--- Begin Given material ---
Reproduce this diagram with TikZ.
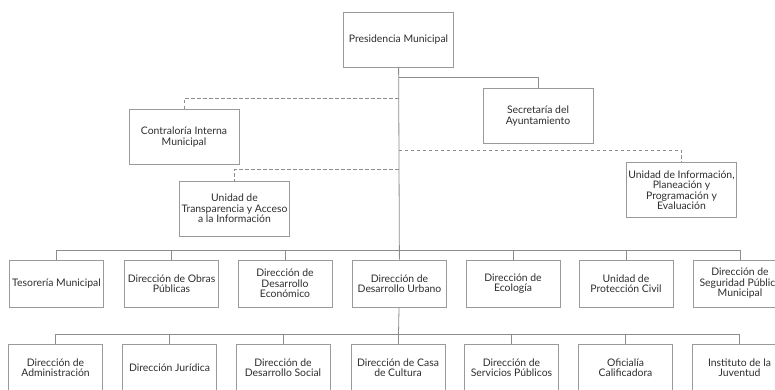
\documentclass[tikz,border=0pt]{standalone}
\usepackage{fontspec}
\setmainfont{Lato}
\definecolor{caja}{HTML}{9A9A9A}
\definecolor{linea}{HTML}{8C8C8C}
\definecolor{texto}{HTML}{2E2E2E}
\begin{document}
\begin{tikzpicture}[x=1pt, y=-1pt,
  font=\fontsize{10.4}{10.5}\selectfont, text=texto,
  unidad/.style={draw=caja, line width=0.8pt, fill=white, align=center, inner sep=1pt, minimum width=94pt, minimum height=47pt},
  mando/.style={unidad, minimum width=110pt, minimum height=55pt},
  enlace/.style={draw=linea, line width=0.8pt},
  apoyo/.style={enlace, dash pattern=on 3.5pt off 2.5pt}]
  \useasboundingbox (0,0) rectangle (775,389);
  \clip (0,0) rectangle (775,389);
  % top level
  \node[mando] (pres) at (398.5,39.5) {Presidencia Municipal};
  \node[mando] (secre) at (538,116) {Secretaría del\\Ayuntamiento};
  \node[mando] (contra) at (184,137) {Contraloría Interna\\Municipal};
  \node[mando] (transp) at (234.5,208.5) {Unidad de\\Transparencia y Acceso\\a la Información};
  \node[mando] (info) at (681.5,190) {Unidad de Información,\\Planeación y\\Programación y\\Evaluación};
  % first row
  \node[unidad] (teso) at (56.5,283.5) {Tesorería Municipal};
  \node[unidad] (obras) at (171.5,283.5) {Dirección de Obras\\Públicas};
  \node[unidad] (econ) at (285,283.5) {Dirección de\\Desarrollo\\Económico};
  \node[unidad] (urbano) at (399.5,283.5) {Dirección de\\Desarrollo Urbano};
  \node[unidad] (ecol) at (513,283.5) {Dirección de\\Ecología};
  \node[unidad] (civil) at (626,283.5) {Unidad de\\Protección Civil};
  \node[unidad] (segur) at (740,283.5) {Dirección de\\Seguridad Pública\\Municipal};
  % second row
  \node[unidad] (admin) at (55.5,367.5) {Dirección de\\Administración};
  \node[unidad] (juri) at (169.5,367.5) {Dirección Jurídica};
  \node[unidad] (social) at (283,367.5) {Dirección de\\Desarrollo Social};
  \node[unidad] (cultura) at (398,367.5) {Dirección de Casa\\de Cultura};
  \node[unidad] (servi) at (511.5,367.5) {Dirección de\\Servicios Públicos};
  \node[unidad] (ofici) at (625.5,367.5) {Oficialía\\Calificadora};
  \node[unidad] (juven) at (739.5,367.5) {Instituto de la\\Juventud};
  % junctions on the trunk
  \coordinate (jsecre) at (398.5,77);
  \coordinate (jcontra) at (398.5,98);
  \coordinate (jinfo) at (398.5,150);
  \coordinate (jtransp) at (398.5,169);
  \coordinate (bus1) at (398.5,250);
  \coordinate (bus2) at (398.5,334);
  % trunk
  \draw[enlace] (pres) -- (urbano);
  \draw[enlace] (urbano) -- (bus2);
  \draw[enlace] (jsecre) -| (secre);
  \draw[apoyo] (jcontra) -| (contra);
  \draw[apoyo] (jinfo) -| (info);
  \draw[apoyo] (jtransp) -| (transp);
  % buses
  \foreach \n in {teso,obras,econ,ecol,civil,segur}
    \draw[enlace] (bus1) -| (\n);
  \foreach \n in {admin,juri,social,cultura,servi,ofici,juven}
    \draw[enlace] (bus2) -| (\n);
\end{tikzpicture}
\end{document}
--- End Given material ---
Stated exercise.
Exclude every picture and copy the remaining data exactly.

Full answer.
Reproduce this diagram with TikZ.
\documentclass[tikz,border=0pt]{standalone}
\usepackage{fontspec}
\setmainfont{Lato}
\definecolor{caja}{HTML}{9A9A9A}
\definecolor{linea}{HTML}{8C8C8C}
\definecolor{texto}{HTML}{2E2E2E}
\begin{document}
\begin{tikzpicture}[x=1pt, y=-1pt,
  font=\fontsize{10.4}{10.5}\selectfont, text=texto,
  unidad/.style={draw=caja, line width=0.8pt, fill=white, align=center, inner sep=1pt, minimum width=94pt, minimum height=47pt},
  mando/.style={unidad, minimum width=110pt, minimum height=55pt},
  enlace/.style={draw=linea, line width=0.8pt},
  apoyo/.style={enlace, dash pattern=on 3.5pt off 2.5pt}]
  \useasboundingbox (0,0) rectangle (775,389);
  \clip (0,0) rectangle (775,389);
  % top level
  \node[mando] (pres) at (398.5,39.5) {Presidencia Municipal};
  \node[mando] (secre) at (538,116) {Secretaría del\\Ayuntamiento};
  \node[mando] (contra) at (184,137) {Contraloría Interna\\Municipal};
  \node[mando] (transp) at (234.5,208.5) {Unidad de\\Transparencia y Acceso\\a la Información};
  \node[mando] (info) at (681.5,190) {Unidad de Información,\\Planeación y\\Programación y\\Evaluación};
  % first row
  \node[unidad] (teso) at (56.5,283.5) {Tesorería Municipal};
  \node[unidad] (obras) at (171.5,283.5) {Dirección de Obras\\Públicas};
  \node[unidad] (econ) at (285,283.5) {Dirección de\\Desarrollo\\Económico};
  \node[unidad] (urbano) at (399.5,283.5) {Dirección de\\Desarrollo Urbano};
  \node[unidad] (ecol) at (513,283.5) {Dirección de\\Ecología};
  \node[unidad] (civil) at (626,283.5) {Unidad de\\Protección Civil};
  \node[unidad] (segur) at (740,283.5) {Dirección de\\Seguridad Pública\\Municipal};
  % second row
  \node[unidad] (admin) at (55.5,367.5) {Dirección de\\Administración};
  \node[unidad] (juri) at (169.5,367.5) {Dirección Jurídica};
  \node[unidad] (social) at (283,367.5) {Dirección de\\Desarrollo Social};
  \node[unidad] (cultura) at (398,367.5) {Dirección de Casa\\de Cultura};
  \node[unidad] (servi) at (511.5,367.5) {Dirección de\\Servicios Públicos};
  \node[unidad] (ofici) at (625.5,367.5) {Oficialía\\Calificadora};
  \node[unidad] (juven) at (739.5,367.5) {Instituto de la\\Juventud};
  % junctions on the trunk
  \coordinate (jsecre) at (398.5,77);
  \coordinate (jcontra) at (398.5,98);
  \coordinate (jinfo) at (398.5,150);
  \coordinate (jtransp) at (398.5,169);
  \coordinate (bus1) at (398.5,250);
  \coordinate (bus2) at (398.5,334);
  % trunk
  \draw[enlace] (pres) -- (urbano);
  \draw[enlace] (urbano) -- (bus2);
  \draw[enlace] (jsecre) -| (secre);
  \draw[apoyo] (jcontra) -| (contra);
  \draw[apoyo] (jinfo) -| (info);
  \draw[apoyo] (jtransp) -| (transp);
  % buses
  \foreach \n in {teso,obras,econ,ecol,civil,segur}
    \draw[enlace] (bus1) -| (\n);
  \foreach \n in {admin,juri,social,cultura,servi,ofici,juven}
    \draw[enlace] (bus2) -| (\n);
\end{tikzpicture}
\end{document}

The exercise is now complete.